Kodo strives to both preserve and re-interpret traditional Japanese performing arts. Exploring the limitless possibilities of the traditional Japanese drum, the taiko, Kodo are forging new directions for a vibrant living art-form.
In Japanese the word ‘Kodo’ conveys two meanings: firstly, ‘heartbeat’ as the primal source of all rhythm. The sound of the great taiko is said to resemble mother’s heartbeat as felt in the womb, and it is no myth that babies are often lulled asleep by its thunderous vibrations.
Secondly, read in a different way, the word can mean ‘children of the drum,’ a reflection of Kodo’s desire to play their drums simply, with the heart of a child. Since their debut at the Berlin Festival in 1981, Kodo have given over 2,800 performances on five continents, spending about a third of the year overseas, a third touring in Japan and a third resting and preparing new material on Sado Island.
Taiko means ‘drum’ in Japanese. Outside Japan, the word is often used to refer to any of the various Japanese drums and to the relatively recent art-form of ensemble taiko drumming. Taiko drums have been developed into a wide range of percussion instruments that are used in Japanese folk, ritual and classical musical traditions.
One mythological story about the origin of taiko comes from the Nihon Shoki. According to myth, taiko originated from the Shinto goddess Ame no Uzume, the goddess of sunlight, Amaterasu, and her brother Susanoo, the god of the sea and storms.
In one interpretation, Susanoo suddenly becomes angry and rages from his place on the sea, bringing havoc to the land. His sister, Amaterasu, became so upset at this state of affairs, she fled into a cave and sealed it with a boulder, refusing to come out.
The other gods gathered and knew that without sunlight, life on the Earth would decay and die. Accordingly, they tried many ways to bring her out in begging, threatening, and even trying to physically move the boulder, but met with no success.
Finally, the elder goddess Ame no Uzume, stepped forward and claimed she could bring Amaterasu out of the cave. Despite ridicule from the other gods, she proceeded with her plan. Ame no Uzume emptied out a barrel of sake and jumped on its head, stomping on it furiously to create compelling, percussive rhythms.
The gods were so moved by this music that they could not help but dance and sing. Their celebration became so noisy that Amaterasu peered out of the cave, and upon seeing the joyous scene brought her light back to the world and banished Susanoo. From Ame no Uzume’s performance, taiko music was created.
Taiko, in general, are stick percussion instruments. With the exception of the kotsuzumi and ootsuzumi, all taiko are struck with bachi. They have heads on both sides of the drum body, and a sealed resonating cavity. Taiko are also characterized by a high amount of tension on the drum heads, with a correspondingly high pitch relative to body size. This high tension likely developed in response to Japan’s wet and humid summers when most festivals take place. Many taiko are not tunable, and a drum with high head tension wouldcounteract the slacking effects of humidity.

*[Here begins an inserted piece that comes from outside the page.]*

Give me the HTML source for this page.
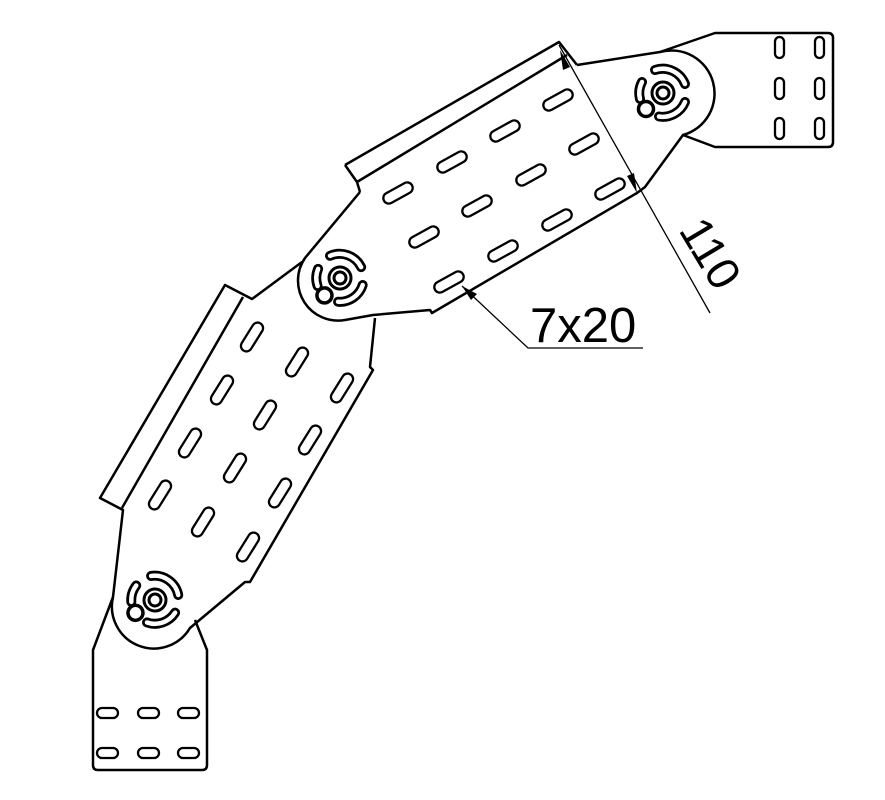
<!DOCTYPE html>
<html><head><meta charset="utf-8"><style>html,body{margin:0;padding:0;background:#fff}svg{display:block}</style></head>
<body>
<svg width="885" height="800" viewBox="0 0 885 800" xmlns="http://www.w3.org/2000/svg">
<defs>
<g id="piv">
  <circle cx="0" cy="0" r="6" fill="none" stroke="#000" stroke-width="3"/>
  <circle cx="0" cy="0" r="11" fill="none" stroke="#000" stroke-width="3"/>
  <g fill="none" stroke-linecap="round">
    <path d="M-8,-23 A24,24 0 0 1 22,-9" stroke="#000" stroke-width="10"/>
    <path d="M-8,-23 A24,24 0 0 1 22,-9" stroke="#fff" stroke-width="4.5"/>
    <path d="M22,9 A24,24 0 0 1 -4,23.5" stroke="#000" stroke-width="10"/>
    <path d="M22,9 A24,24 0 0 1 -4,23.5" stroke="#fff" stroke-width="4.5"/>
    <path d="M-21,-11 A24,24 0 0 0 -23,6" stroke="#000" stroke-width="10"/>
    <path d="M-21,-11 A24,24 0 0 0 -23,6" stroke="#fff" stroke-width="4.5"/>
  </g>
  <circle cx="-17" cy="16" r="7.5" fill="#fff" stroke="#000" stroke-width="3.5"/>
</g>
<rect id="sl" x="-16" y="-5.5" width="32" height="11" rx="5.5" fill="none" stroke="#000" stroke-width="2.3"/>
</defs>
<g fill="none" stroke="#000" stroke-width="2.5" stroke-linejoin="round">
  <path d="M660,52 L715,33 L828,33 Q833,33 833,38 L833,142 Q833,147 828,147 L715,147 L683,135"/>
  <path d="M360,192 L305,258 A40,40 0 0 0 345,320 L373,315 L430,310 L432,313 L637,193 L645,187 L683,135 A42,42 0 0 0 660,52 L577,65"/>
  <path d="M345,165 L559,42 L577,65"/>
  <path d="M345,165 L357,182 L360,192"/>
  <path d="M357,182 L567,55"/>
  <path d="M302,262 L252,299 L225,285 L100,498 L123,510 L113,597 A42,42 0 0 0 190,628 L245,582 L250,582 L373,370 L370,367 L375,318"/>
  <path d="M243,297 L122,508"/>
  <path d="M113,597 L93,650 L93,765 Q93,770 98,770 L202,770 Q207,770 207,765 L207,650 L195,620"/>
</g>
<g fill="none" stroke="#000" stroke-width="2.3">
  <rect x="775" y="37" width="9" height="21" rx="4.5"/>
  <rect x="815" y="37" width="9" height="21" rx="4.5"/>
  <rect x="775" y="78" width="9" height="21" rx="4.5"/>
  <rect x="815" y="78" width="9" height="21" rx="4.5"/>
  <rect x="775" y="118" width="9" height="21" rx="4.5"/>
  <rect x="815" y="118" width="9" height="21" rx="4.5"/>
  <rect x="97" y="708" width="21" height="10" rx="5"/>
  <rect x="138" y="708" width="21" height="10" rx="5"/>
  <rect x="178" y="708" width="21" height="10" rx="5"/>
  <rect x="97" y="748" width="21" height="10" rx="5"/>
  <rect x="138" y="748" width="21" height="10" rx="5"/>
  <rect x="178" y="748" width="21" height="10" rx="5"/>
</g>
<g>
  <use href="#sl" transform="translate(558,100) rotate(-29)"/>
  <use href="#sl" transform="translate(505,131) rotate(-29)"/>
  <use href="#sl" transform="translate(452,162) rotate(-29)"/>
  <use href="#sl" transform="translate(398,193) rotate(-29)"/>
  <use href="#sl" transform="translate(584,144) rotate(-29)"/>
  <use href="#sl" transform="translate(531,175) rotate(-29)"/>
  <use href="#sl" transform="translate(477,206) rotate(-29)"/>
  <use href="#sl" transform="translate(424,237) rotate(-29)"/>
  <use href="#sl" transform="translate(610,189) rotate(-29)"/>
  <use href="#sl" transform="translate(557,220) rotate(-29)"/>
  <use href="#sl" transform="translate(503,251) rotate(-29)"/>
  <use href="#sl" transform="translate(449,282) rotate(-29)"/>
</g>
<g>
  <use href="#sl" transform="translate(252,337) rotate(-58)"/>
  <use href="#sl" transform="translate(297,362) rotate(-58)"/>
  <use href="#sl" transform="translate(342,388) rotate(-58)"/>
  <use href="#sl" transform="translate(222,390) rotate(-58)"/>
  <use href="#sl" transform="translate(265,415) rotate(-58)"/>
  <use href="#sl" transform="translate(310,440) rotate(-58)"/>
  <use href="#sl" transform="translate(190,443) rotate(-58)"/>
  <use href="#sl" transform="translate(235,468) rotate(-58)"/>
  <use href="#sl" transform="translate(280,493) rotate(-58)"/>
  <use href="#sl" transform="translate(160,495) rotate(-58)"/>
  <use href="#sl" transform="translate(203,522) rotate(-58)"/>
  <use href="#sl" transform="translate(248,547) rotate(-58)"/>
</g>
<use href="#piv" transform="translate(663,93)"/>
<use href="#piv" transform="translate(340,278) rotate(-5)"/>
<use href="#piv" transform="translate(155,600) rotate(10)"/>
<g stroke="#000" stroke-width="1.3" fill="none">
  <path d="M559,45 L710,313"/>
  <path d="M462,286 L528,348 L643,348"/>
</g>
<g fill="#000">
  <path d="M560,50 L570,67 L563,70 Z"/>
  <path d="M637,193 L627,176 L634,173 Z"/>
  <path d="M462,286 L477,294 L471,300 Z"/>
</g>
<text x="530" y="342" font-family="Liberation Sans, sans-serif" font-size="49">7x20</text>
<text transform="translate(678,230) rotate(59)" font-family="Liberation Sans, sans-serif" font-size="46">110</text>
</svg>
</body></html>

After more than a decade of living in a converted schoolhouse, Kodo finally obtained 25 acres (10 hectares) of thickly-forested land on the Ogi peninsula in the southern part of the island, and in 1988 the opening ceremony of the village was held.

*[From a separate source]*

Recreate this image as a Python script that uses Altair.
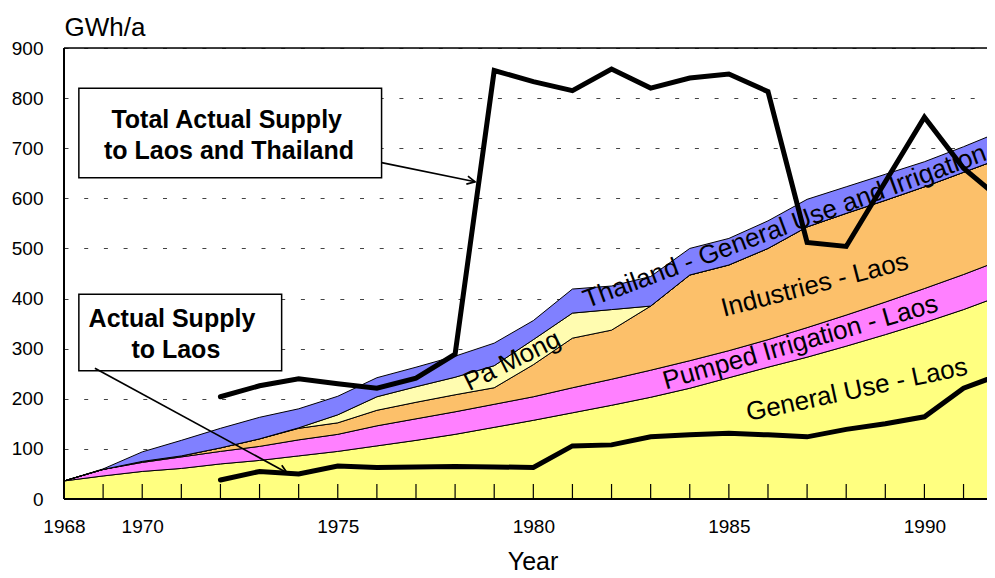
import altair as alt
import pandas as pd

# ---------------- data ----------------
years = list(range(1968, 1993))
general_use = [36, 46, 55, 61, 70, 77, 86, 95, 106, 117, 129, 143, 157, 172, 187, 203, 221, 242, 263, 283, 305, 328, 352, 378, 407]
pumped_irrigation = [0, 13, 18, 23, 25, 28, 32, 34, 40, 43, 45, 46, 47, 50, 52, 54, 55, 54, 55, 59, 62, 65, 68, 70, 71]
industries = [0, 0, 2, 2, 7, 15, 23, 23, 31, 33, 34, 33, 64, 99, 98, 128, 171, 171, 182, 201, 203, 203, 203, 204, 203]
pa_mong = [0, 0, 0, 0, 0, 0, 1, 16, 27, 31, 35, 44, 50, 50, 41, 0, 0, 0, 0, 0, 0, 0, 0, 0, 0]
thailand = [0, 1, 19, 31, 39, 43, 38, 37, 38, 39, 42, 45, 38, 48, 47, 59, 53, 53, 55, 55, 53, 52, 50, 51, 54]

supply_years = list(range(1972, 1993))
total_supply = [204, 226, 240, 230, 221, 241, 289, 855, 833, 815, 858, 820, 840, 848, 813, 512, 504, 633, 762, 660, 595]
laos_supply = [38, 55, 50, 66, 63, 64, 65, 64, 63, 106, 108, 124, 128, 131, 128, 124, 139, 150, 164, 221, 250]

components = ["General Use - Laos", "Pumped Irrigation - Laos", "Industries - Laos",
              "Pa Mong", "Thailand - General Use and Irrigation"]
colors = ["#FFFF80", "#FF80FF", "#FCC06A", "#FFFCB0", "#8080FF"]

x_label_years = [1968, 1970, 1975, 1980, 1985, 1990]
minor_tick_years = list(range(1969, 1992))
y_ticks = [0, 100, 200, 300, 400, 500, 600, 700, 800, 900]

# annotation texts (positions in data units, kept separate from the data)
box_rects = [
    {"x": 1968.38, "x2": 1976.12, "y": 819.8, "y2": 641.3},
    {"x": 1968.38, "x2": 1973.565, "y": 408.6, "y2": 256.1},
]
box_lines = [
    {"x": 1972.16, "y": 739.8, "t": "Total Actual Supply"},
    {"x": 1972.22, "y": 677.9, "t": "to Laos and Thailand"},
    {"x": 1970.76, "y": 342.6, "t": "Actual Supply"},
    {"x": 1970.86, "y": 280.8, "t": "to Laos"},
]
arrows = [
    {"x": 1976.12, "y": 671.3, "x2": 1978.51, "y2": 633.1, "ang": 101.5},
    {"x": 1968.79, "y": 260.9, "x2": 1973.70, "y2": 52.5, "ang": 118.6},
]
area_labels = [
    ("General Use - Laos", 1988.27, 217.8, 348, "center"),
    ("Pumped Irrigation - Laos", 1986.83, 312.4, 344, "center"),
    ("Industries - Laos", 1987.20, 427.0, 345.5, "center"),
    ("Pa Mong", 1979.46, 275.6, 333.5, "center"),
    ("Thailand - General Use and Irrigation", 1981.30, 395.6, 339.7, "left"),
]

# ---------------- chart ----------------
FONT = "Liberation Sans"
W, H = 923, 451
x_scale = alt.Scale(domain=[1968, 1991.6], nice=False, zero=False)
y_scale = alt.Scale(domain=[0, 900], nice=False, zero=True)

rows = []
for order, (name, vals) in enumerate(zip(components, [general_use, pumped_irrigation, industries, pa_mong, thailand])):
    for yr, v in zip(years, vals):
        rows.append({"year": yr, "component": name, "value": v, "order": order})
area_df = pd.DataFrame(rows)

x_axis = alt.Axis(values=x_label_years, format="d", title="Year", grid=False, ticks=False, tickSize=0,
                  domain=False, labelPadding=18.5, labelFontSize=19, labelFont=FONT, labelColor="black",
                  labelFlush=False, labelOverlap=False,
                  titleFontSize=25, titleFont=FONT, titleFontWeight="normal", titleColor="black",
                  titleX=468.5, titleY=70, titleAlign="center", titleBaseline="alphabetic")
y_axis = alt.Axis(values=y_ticks, title="GWh/a", grid=True, gridDash=[4, 15.7], gridColor="#444", gridWidth=1,
                  ticks=False, tickSize=0, domain=False, labelPadding=21, labelFontSize=19, labelFont=FONT,
                  labelColor="black", labelFlush=False, labelOverlap=False,
                  titleAngle=0, titleX=0, titleY=-13, titleAlign="left", titleBaseline="alphabetic",
                  titleFontSize=26, titleFont=FONT, titleFontWeight="normal", titleColor="black")


def X(field):
    return alt.X(field, type="quantitative", scale=x_scale, axis=x_axis)


def Y(field, **kw):
    return alt.Y(field, type="quantitative", scale=y_scale, axis=y_axis, **kw)


areas = alt.Chart(area_df).mark_area(stroke="black", strokeWidth=1, clip=True).encode(
    x=X("year"),
    y=Y("value", stack="zero"),
    color=alt.Color("component:N", scale=alt.Scale(domain=components, range=colors), legend=None),
    order=alt.Order("order:Q", sort="ascending"),
)

tick_df = pd.DataFrame({"year": minor_tick_years})
ticks = alt.Chart(tick_df).mark_rule(color="black", strokeWidth=1.2).encode(
    x=X("year"),
    y=alt.value(H - 15), y2=alt.value(H),
)

one = pd.DataFrame({"k": [0]})
top_border = alt.Chart(one).mark_rule(color="black", strokeWidth=1.5).encode(
    x=alt.value(0), x2=alt.value(W), y=alt.value(0))
left_border = alt.Chart(one).mark_rule(color="black", strokeWidth=2).encode(
    x=alt.value(0), y=alt.value(0), y2=alt.value(H))
bottom_border = alt.Chart(one).mark_rule(color="black", strokeWidth=2).encode(
    x=alt.value(0), x2=alt.value(W), y=alt.value(H))

boxes = alt.Chart(pd.DataFrame(box_rects)).mark_rect(fill="white", stroke="black", strokeWidth=1.5).encode(
    x=X("x"), x2="x2:Q",
    y=Y("y"), y2="y2:Q",
)
box_text = alt.Chart(pd.DataFrame(box_lines)).mark_text(
    font=FONT, fontSize=25, fontWeight="bold", color="black", align="center", baseline="alphabetic"
).encode(
    x=X("x"),
    y=Y("y"),
    text="t:N",
)

line_df = pd.DataFrame({"year": supply_years, "total": total_supply, "laos": laos_supply})
total_line = alt.Chart(line_df).mark_line(color="black", strokeWidth=5, strokeCap="round", clip=True).encode(
    x=X("year"),
    y=Y("total"),
)
laos_line = alt.Chart(line_df).mark_line(color="black", strokeWidth=5, strokeCap="round", clip=True).encode(
    x=X("year"),
    y=Y("laos"),
)

arrow_df = pd.DataFrame(arrows)
arrow_lines = alt.Chart(arrow_df).mark_rule(color="black", strokeWidth=1.7).encode(
    x=X("x"), x2="x2:Q",
    y=Y("y"), y2="y2:Q",
)
head_layers = []
for a in arrows:
    head_layers.append(
        alt.Chart(pd.DataFrame([a])).mark_point(
            shape="M -0.5 1 L 0 0 L 0.5 1", filled=False, stroke="black", strokeWidth=1.7,
            size=260, angle=a["ang"], opacity=1,
        ).encode(
            x=X("x2"),
            y=Y("y2"),
        )
    )

label_layers = []
for text, lx, ly, ang, al in area_labels:
    label_layers.append(
        alt.Chart(pd.DataFrame([{"x": lx, "y": ly, "t": text}])).mark_text(
            font=FONT, fontSize=26, color="black", angle=ang, align=al, baseline="middle", clip=True
        ).encode(
            x=X("x"),
            y=Y("y"),
            text="t:N",
        )
    )

chart = alt.layer(
    areas, ticks, boxes, box_text, total_line, laos_line, arrow_lines, *head_layers, *label_layers,
    top_border, left_border, bottom_border,
).properties(
    width=W, height=H,
    autosize=alt.AutoSizeParams(type="none"),
    padding={"left": 56, "top": 40, "right": 0, "bottom": 71},
).configure_view(strokeWidth=0).configure(background="white")

chart.save("out.html", embed_options={"renderer": "svg", "actions": False})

In keeping with Kodo’s dedication to preserving traditional arts, the first structure, the main office building, was reassembled from the timbers of a 200-year-old farmhouse that was scheduled for demolition.
It has now been extended and includes communal cooking and dining areas as well as a library devoted to world music and dance.
Since then, a reception building (also a reassembled farmhouse), a dormitory building, a studio and most recently a new rehearsal hall
have been added. In addition to these main communal buildings, married members of the group have been building family homes on surrounding land.